Aspect	This Topic	HTTP vs HTTPS
Security	Insecure (data transmitted in plain text)	Secure (data encrypted using SSL/TLS)
Port Number	Port 80	Port 443
Encryption	No encryption	Uses SSL/TLS for encryption
Authentication	No server authentication	Server authentication via SSL/TLS certificates
Data Integrity	No guarantee against tampering	Ensures data integrity (prevents tampering)
Performance	Slightly faster (less overhead)	Slightly slower (due to encryption/decryption overhead)

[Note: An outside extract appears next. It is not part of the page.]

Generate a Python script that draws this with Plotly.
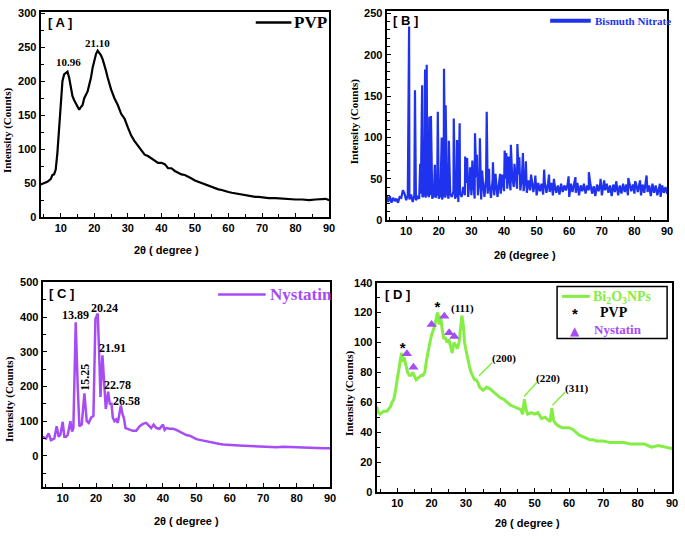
import plotly.graph_objects as go

W, H = 685, 539

# ---------------- data ----------------
# [A] PVP
pvp_x = [4, 5, 6, 7, 7.5, 8, 8.5, 9, 9.5, 10, 10.5, 11, 11.5, 12, 12.5, 13, 13.5, 14, 14.5, 15, 15.5, 16,
         16.5, 17, 17.5, 18, 18.5, 19, 19.5, 20, 20.5, 21, 21.5, 22, 22.5, 23, 23.5, 24, 24.5, 25, 26, 27,
         28, 29, 30, 31, 32, 33, 34, 35, 36, 37, 38, 39, 40, 41, 42, 43, 44, 45, 46, 47, 48, 49, 50, 51,
         52, 53, 54, 55, 56, 57, 58, 59, 60, 61, 62, 63, 64, 65, 66, 67, 68, 69, 70, 72, 74, 76, 78, 80,
         82, 84, 86, 88, 89, 90]
pvp_y = [48, 50, 52, 56, 62, 63, 70, 95, 130, 170, 200, 210, 212, 214, 205, 190, 178, 172, 168, 162, 158, 162,
         165, 175, 180, 185, 195, 205, 220, 232, 240, 245, 242, 238, 232, 225, 215, 205, 195, 188, 175, 165,
         152, 145, 132, 120, 112, 105, 98, 92, 90, 87, 83, 80, 80, 78, 72, 72, 68, 65, 63, 62, 60, 57, 54, 52,
         50, 48, 46, 45, 43, 41, 40, 38, 37, 36, 35, 34, 33, 32, 31, 31, 30, 30, 29, 28, 28, 27, 27, 26,
         26, 25, 26, 26, 27, 25]

# [B] Bismuth nitrate: background noise (every 0.5 deg from 4 to 90) + sharp peaks
bn_base_x = [4 + 0.5 * i for i in range(173)]
bn_base_y = [30, 22, 29, 21, 27, 23, 26, 21, 28, 27,
             36, 32, 24, 30, 25, 31, 22, 30, 24, 28,
             26, 32, 28, 30, 27, 32, 28, 30, 26, 31,
             27, 33, 26, 30, 25, 32, 27, 34, 26, 32,
             28, 35, 26, 30, 22, 33, 28, 40, 30, 45,
             28, 50, 30, 48, 26, 52, 30, 50, 25, 48,
             28, 50, 32, 45, 27, 48, 30, 50, 28, 46,
             32, 55, 35, 50, 38, 55, 36, 52, 40, 56,
             38, 55, 36, 52, 35, 50, 33, 48, 36, 50,
             34, 47, 30, 45, 35, 44, 31, 46, 33, 44,
             34, 45, 30, 43, 33, 42, 31, 44, 34, 42,
             36, 43, 28, 44, 34, 42, 33, 45, 30, 42,
             35, 44, 32, 42, 36, 43, 32, 41, 29, 43,
             35, 44, 30, 42, 36, 44, 33, 42, 29, 43,
             34, 44, 30, 42, 32, 44, 34, 43, 30, 44,
             35, 43, 32, 44, 34, 42, 30, 43, 33, 45,
             34, 42, 29, 44, 33, 42, 30, 41, 28, 42,
             33, 40, 32]
bn_peak_x = [10.9, 12.7, 14.3, 14.9, 15.8, 16.3, 17.1, 17.6, 18.8, 19.7, 20.9, 21.6, 22.1, 23.1, 24.6,
             25.6, 26.4, 28.1, 28.7, 29.6, 30.3, 31.1, 31.7, 32.6, 33.3, 34.7, 35.4, 36.6, 37.4, 38.8,
             40.2, 40.7, 41.4, 42.1, 43.2, 44.1, 44.7, 45.8, 46.7, 48.3, 49.6, 52.3, 53.8, 55.3, 59.8,
             61.9, 66.0, 69.6, 70.7, 74.4, 78.1, 80.2, 81.7, 83.7, 87.8]
bn_peak_y = [234, 157, 68, 163, 182, 188, 125, 126, 67, 131, 100, 183, 139, 96, 123,
             97, 117, 77, 75, 64, 72, 105, 79, 99, 60, 131, 62, 70, 56, 56,
             84, 81, 77, 91, 68, 92, 76, 81, 71, 55, 54, 61, 55, 50, 53,
             52, 58, 50, 48, 47, 51, 47, 48, 54, 44]

# [C] Nystatin
nys_x = [4, 5, 5.8, 6.5, 7.5, 8.2, 8.8, 9.3, 10.0, 10.5, 11, 11.5, 12.3, 12.8, 13.2, 13.9, 14.5, 15.0, 15.7,
         16.5, 17.2, 17.8, 18.5, 19.2, 19.8, 20.5, 20.9, 21.3, 21.9, 22.4, 22.9, 23.6, 24.1, 24.6, 25.0,
         25.5, 26.0, 26.5, 27.4, 27.9, 28.3, 28.8, 30, 31, 32, 33, 34, 35, 36, 36.5, 37.2, 38, 39, 40, 40.5,
         41, 42, 43, 44, 45, 46, 47, 48, 49, 50, 51, 52, 53, 54, 55, 56, 57, 58, 59, 60, 62, 64, 66, 68,
         70, 72, 74, 76, 78, 80, 82, 84, 86, 88, 90]
nys_y = [55, 50, 65, 45, 50, 85, 55, 60, 98, 55, 55, 60, 100, 70, 80, 385, 200, 85, 90,
         180, 100, 95, 110, 115, 395, 410, 300, 170, 290, 200, 135, 185, 150, 150, 110,
         100, 105, 95, 145, 120, 110, 80, 75, 72, 72, 85, 92, 95, 85, 80, 90, 80, 78, 90, 75,
         80, 78, 78, 75, 70, 65, 60, 58, 52, 48, 46, 44, 42, 38, 36, 36, 34, 33, 32, 31, 30, 29, 28, 27,
         26, 26, 25, 26, 25, 25, 24, 23, 23, 22, 22]

# [D] Bi2O3 NPs
bi_x = [4, 4.5, 5, 6, 7, 8, 8.5, 9, 9.5, 10, 10.5, 11, 11.3, 11.7, 12, 12.5, 13, 13.5, 14, 14.5, 15, 15.5,
        16, 17, 17.5, 18, 18.5, 19, 19.5, 20, 20.5, 21, 21.5, 21.8, 22.2, 22.6, 23, 23.5, 24, 24.5, 25,
        25.5, 26, 26.5, 27, 27.5, 28, 28.5, 28.8, 29.2, 29.6, 30, 30.5, 31, 31.5, 32, 32.5, 33, 33.5, 34,
        35, 36, 37, 38, 39, 40, 41, 42, 43, 44, 45, 46, 46.5, 47, 47.5, 48, 49, 50, 51, 52, 53, 54, 54.5,
        55, 55.5, 56, 57, 58, 59, 60, 61, 62, 63, 64, 65, 66, 67, 68, 70, 72, 74, 76, 78, 80, 82, 84, 86,
        88, 90]
bi_y = [57, 53, 52, 54, 54, 57, 60, 62, 68, 75, 85, 90, 93, 87, 90, 85, 80, 78, 78, 80, 78, 75,
        76, 78, 78, 80, 88, 95, 100, 105, 108, 112, 118, 120, 112, 118, 110, 103, 103, 100, 102,
        97, 93, 100, 98, 96, 100, 113, 118, 112, 100, 95, 88, 84, 80, 78, 75, 75, 73, 70,
        68, 70, 69, 67, 65, 63, 62, 60, 58, 57, 56, 55, 52, 62, 55, 52, 53, 52, 53, 49, 50, 48, 47,
        56, 48, 46, 44, 43, 43, 43, 42, 40, 38, 37, 36, 35, 35, 34, 34, 33, 33, 33, 32, 32, 32, 30, 31,
        30, 29]
bi_pvp_x = [11.6, 21.7]
bi_pvp_y = [95.5, 123]
bi_nys_x = [12.8, 14.7, 20.0, 23.7, 25.1, 26.6]
bi_nys_y = [92.5, 83.5, 112, 117.5, 106.5, 104]

x_ticks = [10, 20, 30, 40, 50, 60, 70, 80, 90]

# -------------- colours / fonts --------------
BLACK = "#000000"
BLUE = "#1f32ee"
PURPLE = "#a64cf4"
GREEN = "#84ee44"
SANS = "Liberation Sans, Arial, sans-serif"
SERIF = "Liberation Serif, Times New Roman, serif"


def px(xp):
    return xp / W


def py(yp):
    return 1 - yp / H


fig = go.Figure()

# merge bismuth nitrate background and peaks
bn = sorted(list(zip(bn_base_x, bn_base_y)) + list(zip(bn_peak_x, bn_peak_y)))
bn_x = [p[0] for p in bn]
bn_y = [p[1] for p in bn]

fig.add_trace(go.Scatter(x=pvp_x, y=pvp_y, mode="lines", line=dict(color=BLACK, width=2.2),
                         xaxis="x", yaxis="y", showlegend=False))
fig.add_trace(go.Scatter(x=bn_x, y=bn_y, mode="lines", line=dict(color=BLUE, width=2.2),
                         xaxis="x2", yaxis="y2", showlegend=False))
fig.add_trace(go.Scatter(x=nys_x, y=nys_y, mode="lines", line=dict(color=PURPLE, width=2.5),
                         xaxis="x3", yaxis="y3", showlegend=False))
fig.add_trace(go.Scatter(x=bi_x, y=bi_y, mode="lines", line=dict(color=GREEN, width=3),
                         xaxis="x4", yaxis="y4", showlegend=False))
fig.add_trace(go.Scatter(x=bi_nys_x, y=bi_nys_y, mode="markers",
                         marker=dict(symbol="triangle-up", size=9, color=PURPLE),
                         xaxis="x4", yaxis="y4", showlegend=False))
fig.add_trace(go.Scatter(x=bi_pvp_x, y=bi_pvp_y, mode="text", text=["*", "*"],
                         textfont=dict(family=SANS, size=15, color=BLACK, weight="bold"),
                         xaxis="x4", yaxis="y4", showlegend=False))

tickfont = dict(family=SANS, size=11, color=BLACK, weight="bold")


def xaxis(domain, anchor):
    return dict(domain=domain, anchor=anchor, range=[4, 90], tickvals=x_ticks, ticks="inside",
                ticklen=4, tickwidth=1, tickcolor=BLACK, showline=True, linecolor=BLACK, linewidth=2,
                mirror=True, showgrid=False, zeroline=False, tickfont=tickfont,
                minor=dict(dtick=5, tick0=0, ticks="inside", ticklen=3, tickcolor=BLACK))


def yaxis(domain, anchor, rng, dtick, mdtick):
    return dict(domain=domain, anchor=anchor, range=rng, dtick=dtick, tick0=0, ticks="inside",
                ticklen=4, tickwidth=1, tickcolor=BLACK, showline=True, linecolor=BLACK, linewidth=2,
                mirror=True, showgrid=False, zeroline=False, tickfont=tickfont,
                minor=dict(dtick=mdtick, tick0=0, ticks="inside", ticklen=3, tickcolor=BLACK))


fig.update_layout(
    width=W, height=H, margin=dict(l=0, r=0, t=0, b=0),
    paper_bgcolor="white", plot_bgcolor="white",
    xaxis=xaxis([px(41), px(332)], "y"),
    yaxis=yaxis([py(216), py(6)], "x", [0, 302], 50, 25),
    xaxis2=xaxis([px(390), px(673)], "y2"),
    yaxis2=yaxis([py(219), py(5)], "x2", [0, 253], 50, 10),
    xaxis3=xaxis([px(43), px(333)], "y3"),
    yaxis3=yaxis([py(492), py(282)], "x3", [-90, 502], 100, 50),
    xaxis4=xaxis([px(380), px(678)], "y4"),
    yaxis4=yaxis([py(497), py(283)], "x4", [0, 140], 20, 10),
)

ann = []


def txt(x, y, t, size=11, color=BLACK, family=SERIF, bold=True, angle=0, xref="paper", yref="paper",
        xanchor="center"):
    ann.append(dict(x=x, y=y, xref=xref, yref=yref, text=t, showarrow=False, textangle=angle,
                    xanchor=xanchor, yanchor="middle",
                    font=dict(family=family, size=size, color=color, weight="bold" if bold else "normal")))


# axis titles
for (xc, yc) in [(168, 250), (188, 527), (532, 529)]:
    txt(px(xc), py(yc), "2θ ( degree )", size=11, family=SANS)
txt(px(530), py(255), "2θ (degree )", size=11, family=SANS)
for (xc, yc) in [(7, 127), (358, 118), (9, 402), (352, 396)]:
    txt(px(xc), py(yc), "Intensity (Counts)", size=11, family=SERIF, angle=-90)

# panel labels
txt(px(46), py(17), "[ A ]", size=13, family=SANS, xanchor="left")
txt(px(394), py(15), "[ B ]", size=13, family=SANS, xanchor="left")
txt(px(47), py(294), "[ C ]", size=13, family=SANS, xanchor="left")
txt(px(386), py(295), "[ D ]", size=13, family=SANS, xanchor="left")

# in-plot legends
shapes = []
shapes.append(dict(type="line", xref="paper", yref="paper", x0=px(258), x1=px(294), y0=py(17), y1=py(17),
                   line=dict(color=BLACK, width=2.5)))
txt(px(295), py(17), "PVP", size=17, xanchor="left")
shapes.append(dict(type="line", xref="paper", yref="paper", x0=px(555), x1=px(596), y0=py(15), y1=py(15),
                   line=dict(color=BLUE, width=4)))
txt(px(598), py(15), "Bismuth Nitrate", size=11, color=BLUE, xanchor="left")
shapes.append(dict(type="line", xref="paper", yref="paper", x0=px(220), x1=px(268), y0=py(295), y1=py(295),
                   line=dict(color=PURPLE, width=2.5)))
txt(px(270), py(295), "Nystatin", size=17, color=PURPLE, xanchor="left")

# D legend box
shapes.append(dict(type="rect", xref="paper", yref="paper", x0=px(562), x1=px(673), y0=py(340), y1=py(287),
                   line=dict(color=BLACK, width=1.5), fillcolor="white", layer="below"))
shapes.append(dict(type="line", xref="paper", yref="paper", x0=px(567), x1=px(595), y0=py(297), y1=py(297),
                   line=dict(color=GREEN, width=3)))
txt(px(596), py(298), "Bi<sub>2</sub>O<sub>3</sub>NPs", size=14, color=GREEN, xanchor="left")
txt(px(580), py(315), "*", size=15, family=SANS)
txt(px(603), py(313), "PVP", size=14, xanchor="left")
txt(px(580), py(332), "▲", size=12, color=PURPLE, family="DejaVu Sans")
txt(px(597), py(331), "Nystatin", size=13, color=PURPLE, xanchor="left")

# peak labels A
txt(12.2, 228, "10.96", size=11, xref="x", yref="y")
txt(20.9, 256, "21.10", size=11, xref="x", yref="y")
# peak labels C
txt(13.9, 405, "13.89", size=12, xref="x3", yref="y3")
txt(22.6, 426, "20.24", size=12, xref="x3", yref="y3")
txt(24.8, 311, "21.91", size=12, xref="x3", yref="y3")
txt(16.8, 226, "15.25", size=12, xref="x3", yref="y3", angle=-90)
txt(26.5, 203, "22.78", size=12, xref="x3", yref="y3")
txt(29.0, 158, "26.58", size=12, xref="x3", yref="y3")
# Miller indices D
txt(28.9, 123, "(111)", size=11, xref="x4", yref="y4")
txt(41.0, 89, "(200)", size=11, xref="x4", yref="y4")
txt(54.0, 76, "(220)", size=11, xref="x4", yref="y4")
txt(62.4, 69, "(311)", size=11, xref="x4", yref="y4")
for (x0, y0, x1, y1) in [(33.8, 77.7, 37.6, 86.4), (46.9, 63.9, 50.6, 73.3), (55.2, 58, 58.8, 66.7)]:
    shapes.append(dict(type="line", xref="x4", yref="y4", x0=x0, y0=y0, x1=x1, y1=y1,
                       line=dict(color=GREEN, width=1.5)))

fig.update_layout(annotations=ann, shapes=shapes)
fig.write_html("out.html")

Browser Indication	Often shows 'Not Secure' or no padlock	Shows padlock icon and 'https://'

HTTP and HTTPS are both application-layer protocols for accessing web resources, but their fundamental difference lies in security. HTTP transmits data in an unencrypted format, making it vulnerable to interception and manipulation, which is a significant risk for sensitive information. HTTPS, on the other hand, integrates SSL/TLS encryption, creating a secure, encrypted channel between the user's browser and the web server. This ensures the confidentiality and integrity of data, protecting against eavesdropping and tampering. Given the increasing importance of data privacy and cybersecurity, HTTPS has become the de facto standard for all modern websites, especially those handling personal or financial information, and is often mandated by regulatory bodies.